The DePuy C.A.P. humeral head resurfacing implant is a mono-body device consisting of a dome-shaped shell having a spherical convex outer articular surface, a concave inner surface and a central peg shaped stem to achieve fixation in the humeral bone. The device is made of ASTM F-75 Co—Cr casting alloy, and the outer convex dome surface is polished to act as the articulating surface. The inner concave dome surface has a porous Co—Cr alloy layer intended to bear against the surgically prepared humeral head. The tapered stem has a frusto-conical upper section that extends outward from the center of the inner concave surface of the dome and a cruciate lower section. The innermost surface of the concave dome where the stem connects to the dome is flat; that is, the concave portion of the dome has the shape of a truncated sphere. A porous coating on the stem extends approximately one half-way down the stem of the implant. The distal portion of the stem has four flutes providing rotational stability to the implant.

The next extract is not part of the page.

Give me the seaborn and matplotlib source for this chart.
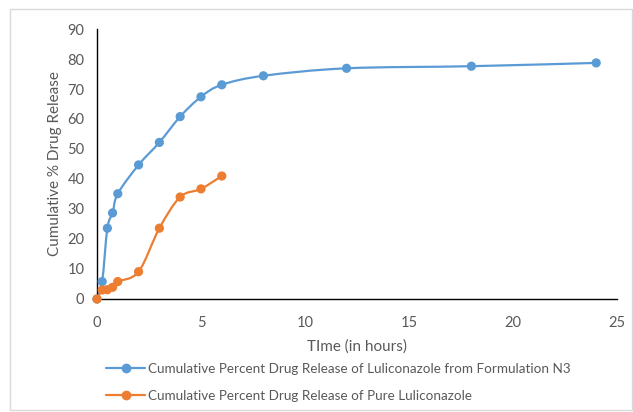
import numpy as np
import pandas as pd
import matplotlib
matplotlib.use("Agg")
import matplotlib.pyplot as plt
from matplotlib.path import Path
from matplotlib.patches import PathPatch, Rectangle
from matplotlib.lines import Line2D
import seaborn as sns

time_n3 = [0, 0.25, 0.5, 0.75, 1, 2, 3, 4, 5, 6, 8, 12, 18, 24]
release_n3 = [0, 5.8, 23.6, 28.7, 35.1, 44.7, 52.2, 60.8, 67.4, 71.4, 74.4, 76.9, 77.6, 78.7]

time_pure = [0, 0.25, 0.5, 0.75, 1, 2, 3, 4, 5, 6]
release_pure = [0, 3.0, 3.1, 3.9, 5.8, 9.1, 23.6, 34.0, 36.7, 41.0]

label_n3 = "Cumulative Percent Drug Release of Luliconazole from Formulation N3"
label_pure = "Cumulative Percent Drug Release of Pure Luliconazole"

BLUE = "#5B9BD5"
ORANGE = "#ED7D31"
GREY = "#595959"


def smooth_path(x, y):
    # excel-like smoothed line: cubic bezier through the points
    pts = np.column_stack([x, y]).astype(float)
    verts = [pts[0]]
    codes = [Path.MOVETO]
    n = len(pts)
    for i in range(n - 1):
        p0 = pts[i - 1] if i > 0 else pts[i]
        p1 = pts[i]
        p2 = pts[i + 1]
        p3 = pts[i + 2] if i + 2 < n else pts[i + 1]
        c1 = p1 + (p2 - p0) / 6.0
        c2 = p2 - (p3 - p1) / 6.0
        verts += [c1, c2, p2]
        codes += [Path.CURVE4] * 3
    return Path(verts, codes)


def main():
    sns.set_style("white")
    plt.rcParams["font.family"] = ["Lato", "DejaVu Sans"]

    df = pd.concat([
        pd.DataFrame({"time": time_n3, "release": release_n3, "series": label_n3}),
        pd.DataFrame({"time": time_pure, "release": release_pure, "series": label_pure}),
    ])

    fig = plt.figure(figsize=(6.33, 4.12), dpi=100)
    ax = fig.add_axes([0.1532, 0.2743, 0.8215, 0.6553])

    for lab, col in [(label_n3, BLUE), (label_pure, ORANGE)]:
        sub = df[df["series"] == lab]
        ax.add_patch(PathPatch(smooth_path(sub["time"], sub["release"]),
                               facecolor="none", edgecolor=col, lw=1.6, zorder=2))
    sns.scatterplot(df, x="time", y="release", hue="series",
                    palette={label_n3: BLUE, label_pure: ORANGE},
                    s=44, edgecolor="none", legend=False, ax=ax, zorder=3,
                    clip_on=False)

    ax.set_xlim(0, 25)
    ax.set_ylim(0, 90)
    ax.set_xticks(range(0, 26, 5))
    ax.set_yticks(range(0, 91, 10))
    for s in ["top", "right"]:
        ax.spines[s].set_visible(False)
    for s in ["left", "bottom"]:
        ax.spines[s].set_color("black")
        ax.spines[s].set_linewidth(1.0)
    ax.tick_params(axis="both", direction="out", length=4, width=1,
                   color="black", labelcolor=GREY, labelsize=10.5, pad=5)
    ax.tick_params(axis="x", length=3, pad=9)
    ax.set_xlabel("TIme (in hours)", color=GREY, fontsize=11, labelpad=7)
    ax.set_ylabel("Cumulative % Drug Release", color=GREY, fontsize=11, labelpad=4)

    handles = [Line2D([], [], color=BLUE, lw=1.6, marker="o", ms=6),
               Line2D([], [], color=ORANGE, lw=1.6, marker="o", ms=6)]
    fig.legend(handles, [label_n3, label_pure], loc="upper left",
               bbox_to_anchor=(0.168, 0.12), frameon=False, fontsize=9.7,
               labelcolor=GREY, handlelength=2.9, handletextpad=0.2,
               labelspacing=1.15, borderaxespad=0, borderpad=0)

    fig.patches.append(Rectangle((10 / 633, 2 / 412), 622 / 633, 401 / 412,
                                 transform=fig.transFigure, fill=False,
                                 edgecolor="#D9D9D9", lw=1))

    fig.savefig("out.png", dpi=100)


if __name__ == "__main__":
    main()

The stem is inserted into a surgically created cavity made in the humeral head and is intended to stabilize the device in the humeral bone. As an added feature to enhance fixation, the C.A.P. implant can be obtained with a hydroxyapatite (HA) coating placed on the porous Co—Cr layer. The DePuy C.A.P. Humeral Head Resurfacing Implant is approved for use with and without bone-cement.
Despite the tact that there are various humeral head resurfacing implants on the market in the United States at the present time, none of them is considered to be totally satisfactory. Other examples of humeral head resurfacing implants are found in U.S. Pat. Nos. 4,520,964; 6,783,549; and 7,517,364 and in Published Application. Nos. 2006/0009852, 2007/0156250, 2007/0225822 and 2008/0021564. The humeral head components of these implants (both for humeral head replacement and resurfacing) in commercial use today in total and hemi-joint replacement are generally made of Co—Cr alloy. It is recognized that Co—Cr alloy is damaging to joint tissues (cartilage and bone), and this is a shortcoming of such hemi-arthroplasty devices. However, from an overall standpoint, Co—Cr alloy has become the material of present choice. Pyrolytic carbon (pyrocarbon) has been shown to be much less damaging to native joint tissues (cartilage and bone); thus, it would be a better material for hemi-arthroplasty than either metal or ceramics such as aluminum oxide or zirconia. However, pyrolytic carbon has significantly different properties, and as a result has generally achieved commercial use primarily on articular surfaces.
Accordingly, improvements in such resurfacing implants continue to be sought, particularly ones that would utilize pyrocarbon.